En ce qui concerne la perspective d’un accord global sur l’avenir institutionnel de l’île, au point mort depuis les trois référendums sur l’autodétermination, Gabriel Attal assure « que son gouvernement n’a jamais cessé de créer les conditions du dialogue en tendant la main à tous les acteurs non-indépendantistes comme indépendantistes ». Il a également réaffirmé la volonté de l’exécutif de trouver un accord avant la fin du mois de juin. « Si ce consensus n’est pas trouvé, nous devrons avancer de la manière que nous avions prévue », c’est-à-dire en révisant la Constitution. « Je crois fermement qu’il est possible de trouver la voie d’un consensus et qu’avec toutes les bonnes volontés autour de la table, nous y parviendrons ».
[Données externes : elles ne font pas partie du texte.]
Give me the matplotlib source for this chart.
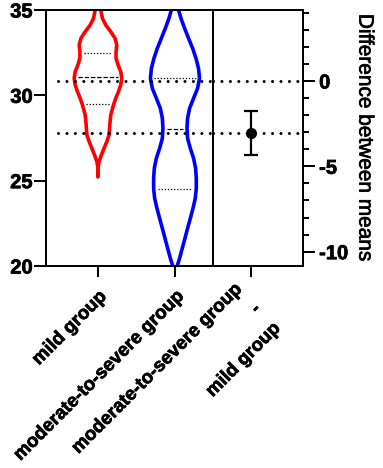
import numpy as np
import matplotlib.pyplot as plt
import matplotlib.patheffects as pe
from matplotlib.ticker import MultipleLocator

plt.rcParams['font.family'] = ['Liberation Sans', 'DejaVu Sans']
plt.rcParams['font.weight'] = 'bold'
plt.rcParams['font.size'] = 14.5
plt.rcParams['axes.unicode_minus'] = False

groups = ['mild group', 'moderate-to-severe group']
diff_label = 'moderate-to-severe group\n-\nmild group'
colors = ['#ff0000', '#0000ff']

# violin outlines: value and half width (category units)
mild_y = [35.00, 34.51, 34.12, 33.73, 33.34, 32.95, 32.56, 32.17, 31.78, 31.39,
          31.00, 30.61, 30.21, 29.83, 29.43, 28.85, 28.26, 27.68, 27.28, 26.90,
          26.51, 26.11, 25.73, 25.23]
mild_half = [0.036, 0.058, 0.101, 0.166, 0.222, 0.244, 0.235, 0.235, 0.261, 0.296,
             0.309, 0.296, 0.266, 0.231, 0.201, 0.166, 0.153, 0.144, 0.114, 0.079,
             0.045, 0.014, 0.0, 0.0]
mod_y = [35.00, 34.51, 33.93, 33.34, 32.76, 32.17, 31.58, 31.00, 30.41, 29.83,
         29.24, 28.66, 28.07, 27.48, 26.90, 26.31, 25.73, 25.14, 24.55, 23.97,
         23.38, 22.79, 22.21, 21.63, 21.04, 20.45, 19.96]
mod_half = [0.047, 0.078, 0.125, 0.177, 0.229, 0.273, 0.306, 0.319, 0.294, 0.242,
            0.190, 0.164, 0.156, 0.164, 0.199, 0.242, 0.268, 0.277, 0.277, 0.264,
            0.234, 0.199, 0.164, 0.130, 0.095, 0.060, 0.026]

# quartiles (25th, median, 75th)
mild_quart = [29.5, 31.05, 32.46]
mod_quart = [24.5, 28.03, 31.04]

# group means and difference with 95% CI
means = [30.84, 27.78]
diff = means[1] - means[0]
ci_low = -4.35
ci_high = -1.77

ylim = (20, 35)

heavy = [pe.withStroke(linewidth=0.5, foreground='black')]

fig = plt.figure(figsize=(3.83, 4.68), dpi=100)
ax1 = fig.add_axes([46 / 383, 202 / 468, 167 / 383, 256 / 468])
ax2 = fig.add_axes([213 / 383, 202 / 468, 90 / 383, 256 / 468])
ax2.patch.set_visible(False)

violins = [(mild_y, mild_half, mild_quart), (mod_y, mod_half, mod_quart)]
for i, (vy, vh, vq) in enumerate(violins):
    vy = np.array(vy)
    vh = np.array(vh)
    ax1.plot(i - vh, vy, color=colors[i], lw=2.6, solid_capstyle='round', solid_joinstyle='round')
    ax1.plot(i + vh, vy, color=colors[i], lw=2.6, solid_capstyle='round', solid_joinstyle='round')
    for k, q in enumerate(vq):
        w = np.interp(q, vy[::-1], vh[::-1]) - 0.05
        style = (0, (3.5, 1.5)) if k == 1 else (0, (1, 1.5))
        ax1.plot([i - w, i + w], [q, q], color='black', lw=0.9, linestyle=style)

dots = (0, (0.01, 2.75))
for m in means:
    ax1.plot([-0.517, 1.6], [m, m], color='black', lw=2.2, linestyle=dots,
             dash_capstyle='round', clip_on=True)
    ax2.axhline(m - means[0], color='black', lw=2.2, linestyle=dots, dash_capstyle='round')

ax2.errorbar([0], [diff], yerr=[[diff - ci_low], [ci_high - diff]], fmt='o',
             color='black', ms=7, elinewidth=1.6, capsize=5, capthick=1.6)

ax1.set_xlim(-0.675, 1.494)
ax1.set_ylim(*ylim)
ax1.set_yticks([20, 25, 30, 35])
ax1.set_xticks([0, 1])
ax1.set_xticklabels(groups, rotation=45, ha='right', va='top', rotation_mode='anchor',
                    fontsize=13.5)
ax1.tick_params(axis='y', length=8.6, width=1.44, pad=1)
ax1.tick_params(axis='x', length=8, width=1.44, pad=8)

ax2.set_xlim(-0.494, 0.675)
ax2.set_ylim(ylim[0] - means[0], ylim[1] - means[0])
ax2.set_xticks([0])
ax2.set_xticklabels([''])
lab = ax2.annotate(diff_label, xy=(0, 0), xycoords=('data', 'axes fraction'),
                   xytext=(-13, -11), textcoords='offset points', rotation=45,
                   rotation_mode='anchor', ha='right', va='top', multialignment='right',
                   linespacing=1.8, fontsize=13.5)
lab.set_path_effects(heavy)
ax2.yaxis.tick_right()
ax2.yaxis.set_label_position('right')
ax2.yaxis.set_major_locator(MultipleLocator(5))
ax2.yaxis.set_minor_locator(MultipleLocator(1))
ax2.tick_params(axis='y', which='major', length=8.6, width=1.44, pad=3)
ax2.tick_params(axis='y', which='minor', length=4.3, width=1.44)
ax2.tick_params(axis='x', length=8, width=1.44)
ax2.set_ylabel('Difference between means', rotation=270, labelpad=19, fontsize=15,
               path_effects=heavy)
ax2.spines['left'].set_visible(False)

for ax in (ax1, ax2):
    for s in ax.spines.values():
        s.set_linewidth(1.44)
    for t in ax.get_xticklabels() + ax.get_yticklabels():
        t.set_path_effects(heavy)

fig.savefig('out.png', dpi=100)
« Pour sortir de cette crise, il faut renouer avec la lucidité, l’impartialité, l’humilité qui prévalaient depuis 1988 »

A gauche de l’hémicycle, les questions ont pris la forme de critiques de la méthode gouvernementale. « Pour sortir de cette crise, il faut renouer avec la lucidité, l’impartialité, l’humilité qui prévalaient depuis 1988. Il faut créer immédiatement une mission de dialogue entre tous les partenaires Calédoniens et l’Etat. Il faut annoncer que le Congrès ne sera pas convoqué. Il faut aboutir, sans ultimatum dans le temps, à un accord global tripartite dont vous devez être, M. le Premier ministre, le garant », a plaidé le président du groupe PS, Patrick Kanner.

« Si nous n’étions pas ouverts au dialogue, nous aurions annoncé la convocation du Congrès immédiatement après l’adoption du projet de loi par l’Assemblée nationale dans les mêmes termes (que le Sénat) », a objecté le Premier ministre.
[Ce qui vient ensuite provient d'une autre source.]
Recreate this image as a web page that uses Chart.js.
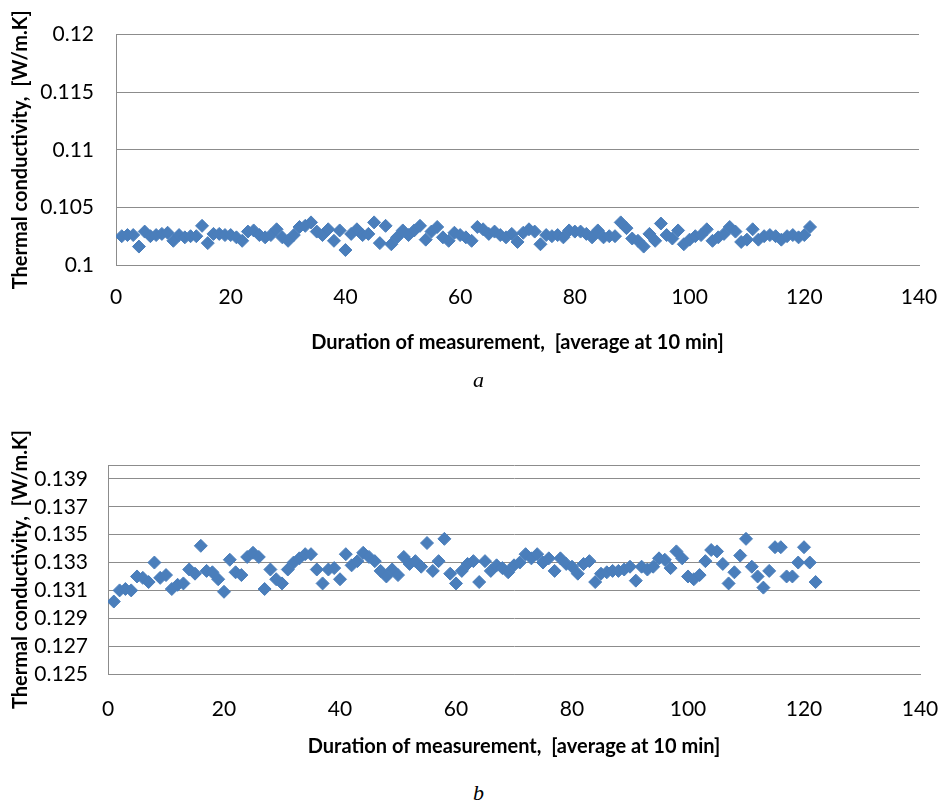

« C’est une faute lourde, démocratique, d’avoir recours à l’état d’urgence pour imposer un projet de loi constitutionnelle »

La présidente du groupe communiste, Cécile Cukierman, dont fait partie l’unique sénateur indépendantiste, Robert Wienie Xowie, a pointé du doigt la responsabilité du gouvernement dans cette situation. « En poussant l’Assemblée nationale à l’adoption du texte, vous saviez que vous fermiez la porte au dialogue ». Pour la sénatrice, le recours à l’Etat d’urgence est le symbole « d’une faillite » de la politique du gouvernement. « C’est une faute lourde, démocratique, d’avoir recours à l’état d’urgence pour imposer un projet de loi constitutionnelle », a-t-elle tancé.
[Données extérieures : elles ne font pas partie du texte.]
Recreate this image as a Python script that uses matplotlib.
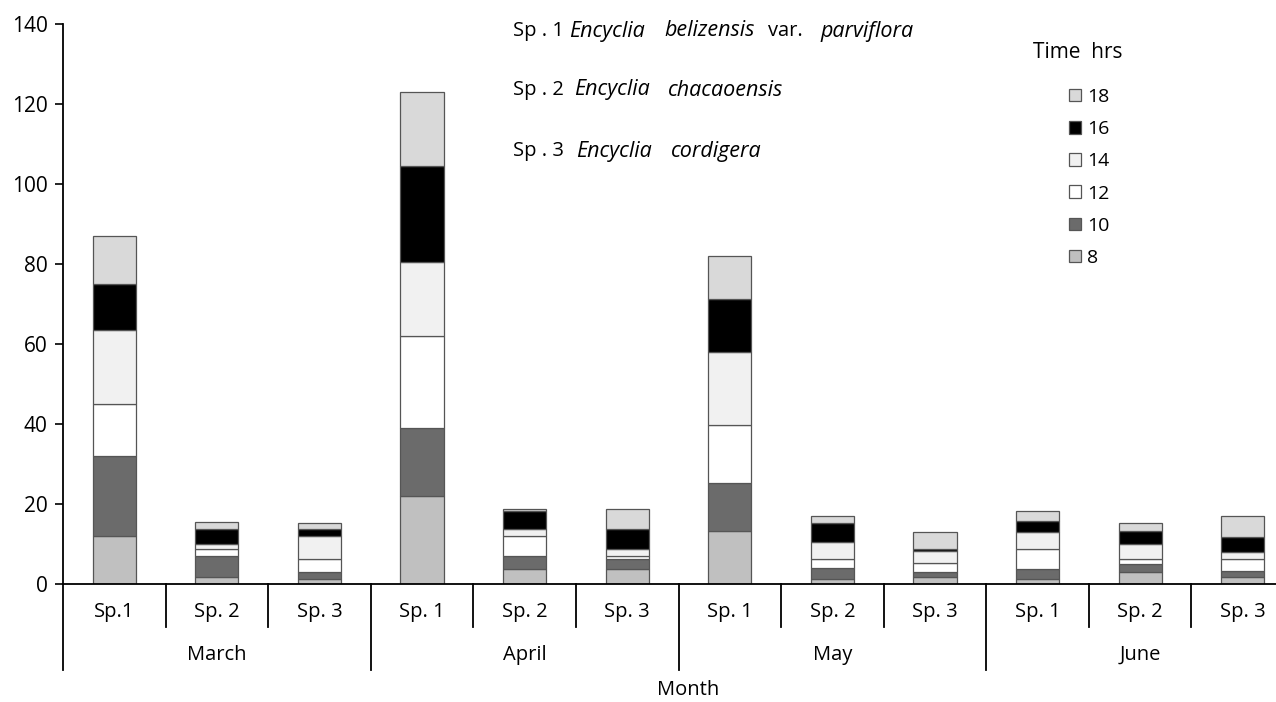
import matplotlib.pyplot as plt
import numpy as np

plt.rcParams['font.family'] = ['Open Sans', 'DejaVu Sans']

months = ["March", "April", "May", "June"]
species = ["Sp.1", "Sp. 2", "Sp. 3", "Sp. 1", "Sp. 2", "Sp. 3",
           "Sp. 1", "Sp. 2", "Sp. 3", "Sp. 1", "Sp. 2", "Sp. 3"]

hours = ["8", "10", "12", "14", "16", "18"]
hrs_8 = [12, 1.8, 1.2, 22, 3.7, 3.7, 13.3, 1.2, 1.8, 1.2, 3, 1.7]
hrs_10 = [20, 5.2, 1.9, 17, 3.3, 2.5, 12, 2.7, 1.3, 2.55, 2, 1.55]
hrs_12 = [13, 1.75, 3.1, 23, 5, 0.8, 14.5, 2.3, 2.1, 5, 1.25, 3]
hrs_14 = [18.5, 1.25, 5.8, 18.5, 1.75, 1.7, 18.2, 4.4, 3.05, 4.35, 3.75, 1.85]
hrs_16 = [11.5, 3.75, 1.75, 24, 4.4, 5.1, 13.3, 4.6, 0.45, 2.65, 3.25, 3.7]
hrs_18 = [12, 1.85, 1.45, 18.5, 0.65, 5.05, 10.7, 1.9, 4.4, 2.55, 1.95, 5.2]

colors = ["#c0c0c0", "#6b6b6b", "#ffffff", "#f1f1f1", "#000000", "#d9d9d9"]

# species name lines: (left x in px, word, italic?)
name_lines = [
    [(513, "Sp . 1", False), (569, "Encyclia", True), (664, "belizensis", True),
     (768, "var.", False), (820, "parviflora", True)],
    [(513, "Sp . 2", False), (574, "Encyclia", True), (668, "chacaoensis", True)],
    [(513, "Sp . 3", False), (576, "Encyclia", True), (671, "cordigera", True)],
]
name_y = [31, 90, 151]

W, H = 1276, 702
fig = plt.figure(figsize=(12.76, 7.02), dpi=100)
ax = fig.add_axes([63/W, 118/H, 1231/W, 560/H])

x = np.arange(len(species)) + 0.5
bottom = np.zeros(len(species))
handles = []
for vals, c, h in zip([hrs_8, hrs_10, hrs_12, hrs_14, hrs_16, hrs_18], colors, hours):
    b = ax.bar(x, vals, 0.42, bottom=bottom, color=c, edgecolor="#555555",
               linewidth=0.9, label=h)
    handles.append(b)
    bottom += np.array(vals)

ax.set_xlim(0, 12)
ax.set_ylim(0, 140)
ax.set_yticks(range(0, 141, 20))
ax.tick_params(axis='y', labelsize=15, length=6, width=1.2, pad=5)
ax.set_xticks([])
for s in ['top', 'right']:
    ax.spines[s].set_visible(False)
ax.spines['left'].set_linewidth(1.3)
ax.spines['bottom'].set_linewidth(1.3)

# category separators below the axis
trans = ax.get_xaxis_transform()
for i in range(13):
    low = -0.154 if i % 3 == 0 else -0.077
    ax.plot([i, i], [0, low], color='black', lw=1.3, transform=trans, clip_on=False)

for xi, s in zip(x, species):
    ax.text(xi, -0.05, s, transform=trans, ha='center', va='center', fontsize=14.5)
for i, m in enumerate(months):
    ax.text(3 * i + 1.5, -0.127, m, transform=trans, ha='center', va='center', fontsize=14.5)
fig.text(688/W, 1 - 690/H, "Month", ha='center', va='center', fontsize=14.5)

for line, yy in zip(name_lines, name_y):
    for xx, word, it in line:
        fig.text(xx/W, 1 - yy/H, word, ha='left', va='center',
                 fontsize=15.5 if it else 14.5,
                 style='italic' if it else 'normal')

fig.text(1078/W, 1 - 52/H, "Time  hrs", ha='center', va='center', fontsize=15)
leg = fig.legend(handles[::-1], hours[::-1], loc='upper left',
                 bbox_to_anchor=(1069/W, 1 - 88/H), frameon=False,
                 fontsize=14, handlelength=0.62, handleheight=0.62,
                 handletextpad=0.3, labelspacing=0.73, borderaxespad=0,
                 borderpad=0)

fig.savefig("out.png", dpi=100)
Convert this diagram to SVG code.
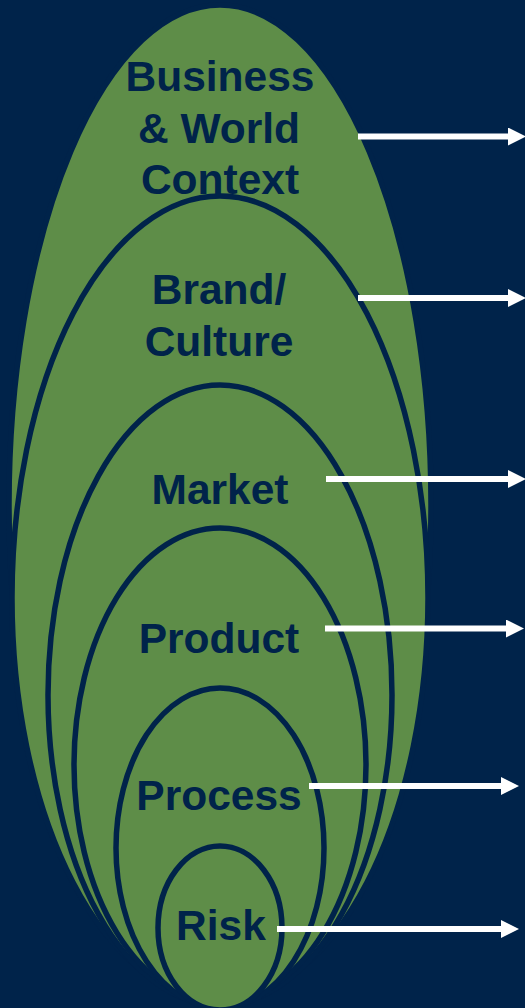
<svg xmlns="http://www.w3.org/2000/svg" width="525" height="1008" viewBox="0 0 525 1008">
  <style>
    .shape { fill: #5E8D48; stroke: #00234A; stroke-width: 5.5; }
    .label { font-family: "Liberation Sans", Arial, sans-serif; font-weight: bold; font-size: 42.5px; fill: #00234A; text-anchor: middle; }
    .conn { stroke: #FFFFFF; stroke-width: 6; fill: none; }
  </style>
  <defs>
    <marker id="arrow" markerUnits="userSpaceOnUse" markerWidth="18" markerHeight="18" refX="0" refY="9" orient="auto">
      <path d="M0,0 L18,9 L0,18 Z" fill="#FFFFFF"/>
    </marker>
  </defs>
  <rect x="0" y="0" width="525" height="1008" fill="#00234A"/>

  <g id="business">
    <ellipse class="shape" cx="220" cy="505" rx="211" ry="500"/>
  </g>
  <g id="brand">
    <ellipse class="shape" cx="220" cy="598" rx="208" ry="402"/>
  </g>
  <g id="market">
    <ellipse class="shape" cx="220" cy="695" rx="172" ry="310"/>
  </g>
  <g id="product">
    <ellipse class="shape" cx="220" cy="765" rx="146" ry="237"/>
  </g>
  <g id="process">
    <ellipse class="shape" cx="220" cy="848" rx="104" ry="160"/>
  </g>
  <g id="risk">
    <ellipse class="shape" cx="220" cy="928" rx="62" ry="82"/>
  </g>

  <g id="labels">
    <text class="label" x="220" y="91">Business</text>
    <text class="label" x="219" y="143">&amp; World</text>
    <text class="label" x="220" y="194">Context</text>
    <text class="label" x="219" y="304">Brand/</text>
    <text class="label" x="219" y="356">Culture</text>
    <text class="label" x="220" y="504">Market</text>
    <text class="label" x="219" y="653">Product</text>
    <text class="label" x="219" y="810">Process</text>
    <text class="label" x="221" y="940">Risk</text>
  </g>

  <g id="connectors">
    <line class="conn" x1="358" y1="136.5" x2="508" y2="136.5" marker-end="url(#arrow)"/>
    <line class="conn" x1="358" y1="298" x2="508" y2="298" marker-end="url(#arrow)"/>
    <line class="conn" x1="326" y1="479" x2="508" y2="479" marker-end="url(#arrow)"/>
    <line class="conn" x1="325" y1="628.5" x2="506" y2="628.5" marker-end="url(#arrow)"/>
    <line class="conn" x1="309" y1="786" x2="501" y2="786" marker-end="url(#arrow)"/>
    <line class="conn" x1="277" y1="929" x2="501" y2="929" marker-end="url(#arrow)"/>
  </g>
</svg>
« Il y a un dialogue politique entre le FLNKS et les loyalistes »

Enfin, très ému, le sénateur non-indépendantiste de Nouvelle-Calédonie, Georges Naturel (LR) a salué le choix du gouvernement de recourir à l’état d’urgence et a demandé qui seront les acteurs calédoniens invités à participer aux discussions à Paris dans les prochains jours.

Pour lui répondre, le ministre de l’intérieur, Gérald Darmanin, a rappelé que sur place « il y a un dialogue politique entre le FLNKS et les loyalistes ». « Pendant que nous parlions au Parlement, il y avait ces réunions […] Mais il ne faut pas confondre la pression politique, les contestations avec la violence et les tirs à balles réelles, les personnes qui pillent qui tuent et qui en veulent à la République ». Gérald Darmanin a particulièrement visé les actions du CCAT, (Cellule de coordination des actions de terrain), « un groupe mafieux qui veut manifestement instaurer la violence », a-t-il fustigé.